My memories of running are jumbled because my collegiate experience covers the same geographic territory, more or less. Especially the early years before we moved up in divisions.
I think I started running for him when I was in 8
th grade, a year after he started. I played tennis that spring but never again. I didn't run my junior year at all.
My younger brother attended the retirement party also. I didn't know he would. He's training for his first-ever marathon this fall. The party could have almost been a family reunion. Goldstein mistook him for his older brother. Only five years separate us, but Greg may as well have run at a different school. He introduced me to a former teammate of his at our table and I barely knew the name. Much less the recent grads who organized this event. But I'm glad they did!

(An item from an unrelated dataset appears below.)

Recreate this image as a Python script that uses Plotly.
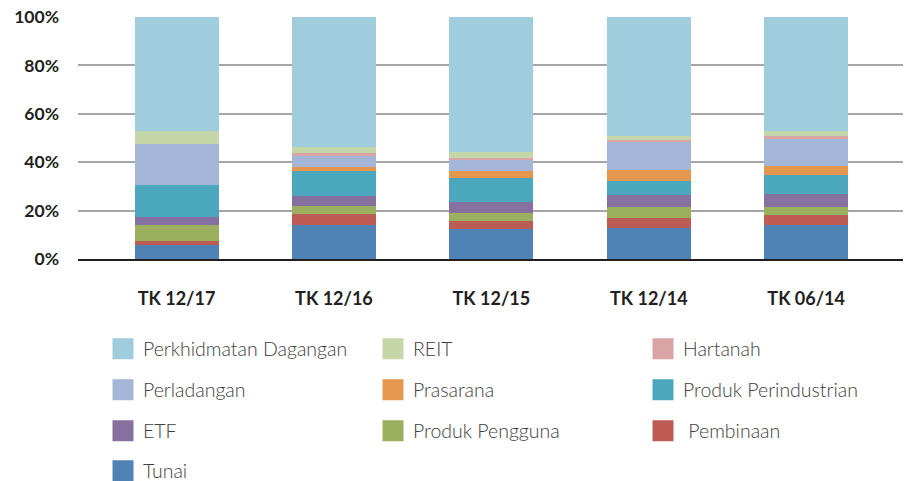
import plotly.graph_objects as go

categories = ["TK 12/17", "TK 12/16", "TK 12/15", "TK 12/14", "TK 06/14"]

# sector shares in %, bottom of the stack first
tunai = [5.6, 14.1, 12.2, 13.0, 13.9]
pembinaan = [1.9, 4.6, 3.6, 4.0, 4.4]
produk_pengguna = [6.6, 3.3, 3.3, 4.6, 3.3]
etf = [3.3, 4.1, 4.5, 4.9, 5.3]
produk_perindustrian = [13.2, 10.3, 9.9, 5.8, 7.9]
prasarana = [0.0, 1.6, 2.9, 4.5, 3.7]
perladangan = [16.9, 4.7, 4.7, 11.7, 11.1]
hartanah = [0.0, 1.3, 0.8, 0.8, 1.2]
reit = [5.4, 2.3, 2.3, 1.7, 2.1]
perkhidmatan = [47.1, 53.7, 55.8, 49.0, 47.1]

y_ticks = [0, 20, 40, 60, 80, 100]
y_tick_labels = ["0%", "20%", "40%", "60%", "80%", "100%"]

series = [
    ("Tunai", tunai, "#4F83B5"),
    (" Pembinaan", pembinaan, "#BD5B55"),
    ("Produk Pengguna", produk_pengguna, "#9BB05E"),
    ("ETF", etf, "#8670A0"),
    ("Produk Perindustrian", produk_perindustrian, "#4BA7BE"),
    ("Prasarana", prasarana, "#E5974E"),
    ("Perladangan", perladangan, "#A3B6D8"),
    ("Hartanah", hartanah, "#D9A5A4"),
    ("REIT", reit, "#C5D7A8"),
    ("Perkhidmatan Dagangan", perkhidmatan, "#A0CDDD"),
]

W, H = 903, 473  # page body keeps an 8px margin

fig = go.Figure()
for name, vals, col in series:
    fig.add_trace(go.Bar(name=name, x=categories, y=vals, marker_color=col,
                         marker_line_width=0, legendgroup=name, showlegend=False))

# one small legend per entry, laid out 3 per row like the original
legend_font = dict(family="Lato, 'Open Sans', sans-serif", size=19.5, color="#404040", weight=300)
col_x = [95, 365, 635]
row_y = [341, 382, 423, 463]
legend_layout = {}
for i, (name, vals, col) in enumerate(reversed(series)):
    lid = "legend" if i == 0 else "legend%d" % (i + 1)
    fig.add_trace(go.Scatter(
        name=name, x=[None], y=[None], mode="markers", legend=lid,
        legendgroup=name,
        marker=dict(symbol="square", size=16, color=col,
                    line=dict(color=col, width=5)),
    ))
    legend_layout[lid] = dict(
        xref="container", yref="container", orientation="h",
        x=col_x[i % 3] / W, xanchor="left",
        y=1 - row_y[i // 3] / H, yanchor="middle",
        font=legend_font, bgcolor="rgba(0,0,0,0)", itemclick=False,
    )

fig.update_layout(
    barmode="stack",
    bargap=0.466,
    width=W, height=H,
    margin=dict(l=70, r=3, t=9, b=222, autoexpand=False),
    plot_bgcolor="white", paper_bgcolor="white",
    font=dict(family="Lato, 'Open Sans', sans-serif", color="#231F20"),
    **legend_layout,
)
fig.update_xaxes(
    range=[-0.626, 4.647], showgrid=False, automargin=False,
    showline=True, linecolor="#231F20", linewidth=2,
    tickfont=dict(size=18, weight="bold", color="#231F20"),
    ticklabelstandoff=22,
)
fig.update_yaxes(
    range=[0, 100], tickvals=y_ticks, ticktext=y_tick_labels,
    showgrid=True, gridcolor="#A6A6A6", gridwidth=1.5, zeroline=False,
    automargin=False, ticklabeloverflow="allow",
    tickfont=dict(size=17.5, weight="bold", color="#231F20"),
    ticklabelstandoff=18,
)

fig.write_html("out.html")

His family's table sat next to ours, with his twenty-something daughters. I remember them as preschoolers, potty-training. As he came around to our table, I hugged him and gave him my first name. He professed to remember me. I had Chris with me, and told him, "Doesn't he look like Jeff?" I gave him a small gift I'd picked up at a Judaica store in Manalapan. It was a last minute purchase and, I think now, something of an
amulet.
I looked for other gray-haired folks like myself and found only a couple from my time. The old man at our table was the father of a senior who attended the dinner with the expectation of receiving an award. The event ended without an award being presented to him. He told us that the runners wear GPS watches but can only run their practice on school property. On occasion, they'll drive to a local park for practice. From time to time, someone gets left behind.

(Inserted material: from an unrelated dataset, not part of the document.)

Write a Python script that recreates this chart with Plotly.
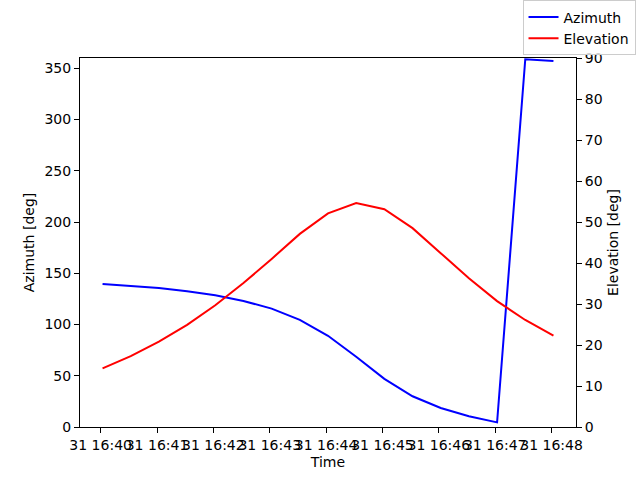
import pandas as pd
import plotly.graph_objects as go

# pass times, every 30 s
times = pd.date_range("2021-12-31 16:40:02", periods=17, freq="30s")

# azimuth and elevation in degrees
azimuth = [139.5, 137.5, 135.5, 132.5, 128.5, 123.0, 115.5, 104.5, 89.0,
           68.5, 47.0, 30.0, 18.5, 10.5, 4.5, 358.8, 357.0]
elevation = [14.3, 17.3, 20.8, 24.9, 29.7, 35.1, 41.0, 47.1, 52.1,
             54.6, 53.1, 48.5, 42.4, 36.3, 30.7, 26.1, 22.3]

tickTimes = pd.date_range("2021-12-31 16:40:00", periods=9, freq="1min")

font = dict(family="DejaVu Sans", size=14, color="black")
axisStyle = dict(showline=True, linecolor="black", linewidth=1, ticks="outside",
                 ticklen=5, tickcolor="black", showgrid=False, zeroline=False,
                 tickfont=font, automargin=False)

fig = go.Figure()
fig.add_trace(go.Scatter(x=times, y=azimuth, mode="lines", name="Azimuth",
                         line=dict(color="blue", width=2)))
fig.add_trace(go.Scatter(x=times, y=elevation, mode="lines", name="Elevation",
                         line=dict(color="red", width=2), yaxis="y2"))

# 5% margins either side like matplotlib's autoscale
span = times[-1] - times[0]
xRange = [times[0] - span * 0.05, times[-1] + span * 0.05]

fig.update_layout(
    width=640, height=480,
    paper_bgcolor="white", plot_bgcolor="white",
    margin=dict(l=80, r=64, t=58, b=53, autoexpand=False),
    font=font,
    xaxis=dict(axisStyle, type="date", range=xRange, tickvals=tickTimes,
               tickformat="%d %H:%M", tickangle=0, mirror=True,
               title=dict(text="Time", font=font, standoff=5)),
    yaxis=dict(axisStyle, range=[0, 360], tickvals=list(range(0, 351, 50)),
               title=dict(text="Azimuth [deg]", font=font, standoff=6)),
    yaxis2=dict(axisStyle, range=[0, 90], tickvals=list(range(0, 91, 10)),
                overlaying="y", side="right",
                title=dict(text="Elevation [deg]", font=font, standoff=6)),
    legend=dict(x=1.12, y=1.156, xanchor="right", yanchor="top",
                bgcolor="rgba(255,255,255,0.8)", bordercolor="#cccccc",
                borderwidth=1, font=font, tracegroupgap=0),
    showlegend=True,
)

# drop the default page margin so the figure sits at the window corner
fig.write_html("out.html", config={"displayModeBar": False},
               post_script="document.body.style.margin = '0';")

If those are the constraints that Goldstein has to operate within, I don't blame him for retiring. There was such a team culture of certain running routes: Fox Road, Fisher Road, quad, triangle, Bliss Hill. I think we did Duck Pond Road once. I remember running "a train" with the boys (?) out Route 63 once. But in general we avoided the highway.
After dinner, there was a slideshow of pictures, mostly recent. As Greg said, since the advent of digital photography. The party organizers solicited pictures but I haven't any. When you're at an important race, the last thing on your mind is, "What shall I show at coach's retirement party?!" Teens just don't have that perspective, at least I didn't.
There were two olde time pictures at the head of the slideshow from period yearbooks. The five of us in the room, including Goldstein, who knew the folks in the pictures had a fun time putting names to faces. Greg knew quite a few of them. Goldie said, "This is going to take a long time if you have more of these pictures," but they had only a couple.
The coach at SUNY Geneseo spoke about how he noticed Coach's runners, that they were decent and hard-working. So he began recruiting them. The health teacher who also coaches - Greg knew him and I did not - also talked about working with Goldstein.
Much was said about Goldstein's cheering during races, his pet expressions, like,
"You gotta want it." I might have learned to cheer loud because of him. And much was said about his tendency to chew out his runners when he caught them doing something wrong. I think us girls were spared the more cruder comments. He consoled one runner who'd turned in a poor performance by telling him,
"Well, Tim, you've got no balls." My assumption during my time on his teams was that, deep down, he had a good heart and soul despite his gruffness. But, now I'm willing to consider the possibility that I was mistaken.
He told us that he had planned an all-time, cross-country reunion for Columbus Day weekend. I'd like to get the whole family up there then. And see a better turnout from my time. And, yeah, he coached track, too, but everyone knows that cross-country is better.